▶ Exercise directions: Transcribe the material exactly. Images do not belong in the copy.
══════════
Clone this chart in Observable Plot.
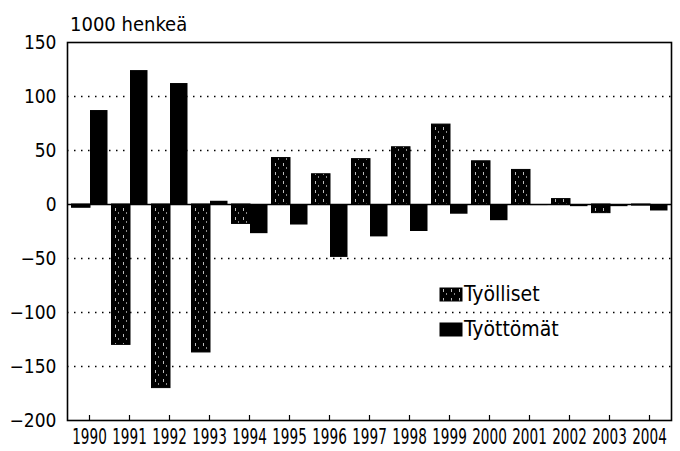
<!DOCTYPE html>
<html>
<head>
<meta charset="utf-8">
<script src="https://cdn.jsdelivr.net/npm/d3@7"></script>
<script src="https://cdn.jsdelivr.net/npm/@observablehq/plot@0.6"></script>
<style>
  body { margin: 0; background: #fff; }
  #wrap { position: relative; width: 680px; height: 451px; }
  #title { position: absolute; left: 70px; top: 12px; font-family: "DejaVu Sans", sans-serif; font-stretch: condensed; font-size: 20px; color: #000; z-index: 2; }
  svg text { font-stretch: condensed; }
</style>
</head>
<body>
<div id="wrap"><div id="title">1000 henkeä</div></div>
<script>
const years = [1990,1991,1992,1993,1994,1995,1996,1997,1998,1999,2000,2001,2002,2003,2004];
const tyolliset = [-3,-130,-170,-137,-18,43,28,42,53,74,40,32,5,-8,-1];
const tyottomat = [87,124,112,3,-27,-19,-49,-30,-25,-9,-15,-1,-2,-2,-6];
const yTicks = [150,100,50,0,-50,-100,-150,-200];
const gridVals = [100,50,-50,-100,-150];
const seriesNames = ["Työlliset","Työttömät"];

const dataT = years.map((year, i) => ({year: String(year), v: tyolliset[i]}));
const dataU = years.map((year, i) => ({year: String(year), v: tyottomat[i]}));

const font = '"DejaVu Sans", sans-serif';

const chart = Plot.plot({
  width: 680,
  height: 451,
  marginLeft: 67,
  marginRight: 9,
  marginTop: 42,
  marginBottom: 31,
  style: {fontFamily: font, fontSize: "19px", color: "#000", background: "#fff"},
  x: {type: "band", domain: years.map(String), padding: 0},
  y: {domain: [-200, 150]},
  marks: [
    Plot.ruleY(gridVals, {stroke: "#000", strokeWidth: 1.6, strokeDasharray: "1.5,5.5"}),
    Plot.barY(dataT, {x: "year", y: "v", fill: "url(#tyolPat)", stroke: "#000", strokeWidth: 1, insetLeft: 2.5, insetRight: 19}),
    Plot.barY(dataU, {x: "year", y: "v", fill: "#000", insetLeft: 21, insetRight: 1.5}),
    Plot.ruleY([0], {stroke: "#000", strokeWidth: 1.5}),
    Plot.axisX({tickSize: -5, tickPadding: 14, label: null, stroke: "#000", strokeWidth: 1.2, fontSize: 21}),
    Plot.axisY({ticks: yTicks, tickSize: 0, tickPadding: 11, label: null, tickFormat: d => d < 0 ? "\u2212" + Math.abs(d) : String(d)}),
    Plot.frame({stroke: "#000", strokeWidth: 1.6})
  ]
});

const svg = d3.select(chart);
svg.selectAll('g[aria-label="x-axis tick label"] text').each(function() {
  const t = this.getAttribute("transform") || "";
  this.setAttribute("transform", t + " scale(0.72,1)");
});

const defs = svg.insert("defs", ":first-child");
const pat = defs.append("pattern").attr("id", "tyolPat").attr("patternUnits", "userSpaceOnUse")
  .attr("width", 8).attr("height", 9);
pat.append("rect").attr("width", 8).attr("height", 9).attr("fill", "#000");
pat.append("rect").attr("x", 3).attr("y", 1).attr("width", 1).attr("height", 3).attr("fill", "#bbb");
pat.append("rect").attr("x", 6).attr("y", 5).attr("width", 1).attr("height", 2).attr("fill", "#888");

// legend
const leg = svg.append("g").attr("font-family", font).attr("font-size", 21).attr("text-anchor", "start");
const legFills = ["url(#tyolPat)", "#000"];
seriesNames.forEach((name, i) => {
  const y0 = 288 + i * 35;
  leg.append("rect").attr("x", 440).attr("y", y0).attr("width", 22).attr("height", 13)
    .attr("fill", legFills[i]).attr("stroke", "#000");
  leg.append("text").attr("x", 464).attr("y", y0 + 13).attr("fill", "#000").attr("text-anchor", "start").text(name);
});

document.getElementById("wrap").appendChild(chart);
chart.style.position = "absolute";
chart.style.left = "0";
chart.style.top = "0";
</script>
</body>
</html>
══════════
▶ Output:
Clone this chart in Observable Plot.
<!DOCTYPE html>
<html>
<head>
<meta charset="utf-8">
<script src="https://cdn.jsdelivr.net/npm/d3@7"></script>
<script src="https://cdn.jsdelivr.net/npm/@observablehq/plot@0.6"></script>
<style>
  body { margin: 0; background: #fff; }
  #wrap { position: relative; width: 680px; height: 451px; }
  #title { position: absolute; left: 70px; top: 12px; font-family: "DejaVu Sans", sans-serif; font-stretch: condensed; font-size: 20px; color: #000; z-index: 2; }
  svg text { font-stretch: condensed; }
</style>
</head>
<body>
<div id="wrap"><div id="title">1000 henkeä</div></div>
<script>
const years = [1990,1991,1992,1993,1994,1995,1996,1997,1998,1999,2000,2001,2002,2003,2004];
const tyolliset = [-3,-130,-170,-137,-18,43,28,42,53,74,40,32,5,-8,-1];
const tyottomat = [87,124,112,3,-27,-19,-49,-30,-25,-9,-15,-1,-2,-2,-6];
const yTicks = [150,100,50,0,-50,-100,-150,-200];
const gridVals = [100,50,-50,-100,-150];
const seriesNames = ["Työlliset","Työttömät"];

const dataT = years.map((year, i) => ({year: String(year), v: tyolliset[i]}));
const dataU = years.map((year, i) => ({year: String(year), v: tyottomat[i]}));

const font = '"DejaVu Sans", sans-serif';

const chart = Plot.plot({
  width: 680,
  height: 451,
  marginLeft: 67,
  marginRight: 9,
  marginTop: 42,
  marginBottom: 31,
  style: {fontFamily: font, fontSize: "19px", color: "#000", background: "#fff"},
  x: {type: "band", domain: years.map(String), padding: 0},
  y: {domain: [-200, 150]},
  marks: [
    Plot.ruleY(gridVals, {stroke: "#000", strokeWidth: 1.6, strokeDasharray: "1.5,5.5"}),
    Plot.barY(dataT, {x: "year", y: "v", fill: "url(#tyolPat)", stroke: "#000", strokeWidth: 1, insetLeft: 2.5, insetRight: 19}),
    Plot.barY(dataU, {x: "year", y: "v", fill: "#000", insetLeft: 21, insetRight: 1.5}),
    Plot.ruleY([0], {stroke: "#000", strokeWidth: 1.5}),
    Plot.axisX({tickSize: -5, tickPadding: 14, label: null, stroke: "#000", strokeWidth: 1.2, fontSize: 21}),
    Plot.axisY({ticks: yTicks, tickSize: 0, tickPadding: 11, label: null, tickFormat: d => d < 0 ? "\u2212" + Math.abs(d) : String(d)}),
    Plot.frame({stroke: "#000", strokeWidth: 1.6})
  ]
});

const svg = d3.select(chart);
svg.selectAll('g[aria-label="x-axis tick label"] text').each(function() {
  const t = this.getAttribute("transform") || "";
  this.setAttribute("transform", t + " scale(0.72,1)");
});

const defs = svg.insert("defs", ":first-child");
const pat = defs.append("pattern").attr("id", "tyolPat").attr("patternUnits", "userSpaceOnUse")
  .attr("width", 8).attr("height", 9);
pat.append("rect").attr("width", 8).attr("height", 9).attr("fill", "#000");
pat.append("rect").attr("x", 3).attr("y", 1).attr("width", 1).attr("height", 3).attr("fill", "#bbb");
pat.append("rect").attr("x", 6).attr("y", 5).attr("width", 1).attr("height", 2).attr("fill", "#888");

// legend
const leg = svg.append("g").attr("font-family", font).attr("font-size", 21).attr("text-anchor", "start");
const legFills = ["url(#tyolPat)", "#000"];
seriesNames.forEach((name, i) => {
  const y0 = 288 + i * 35;
  leg.append("rect").attr("x", 440).attr("y", y0).attr("width", 22).attr("height", 13)
    .attr("fill", legFills[i]).attr("stroke", "#000");
  leg.append("text").attr("x", 464).attr("y", y0 + 13).attr("fill", "#000").attr("text-anchor", "start").text(name);
});

document.getElementById("wrap").appendChild(chart);
chart.style.position = "absolute";
chart.style.left = "0";
chart.style.top = "0";
</script>
</body>
</html>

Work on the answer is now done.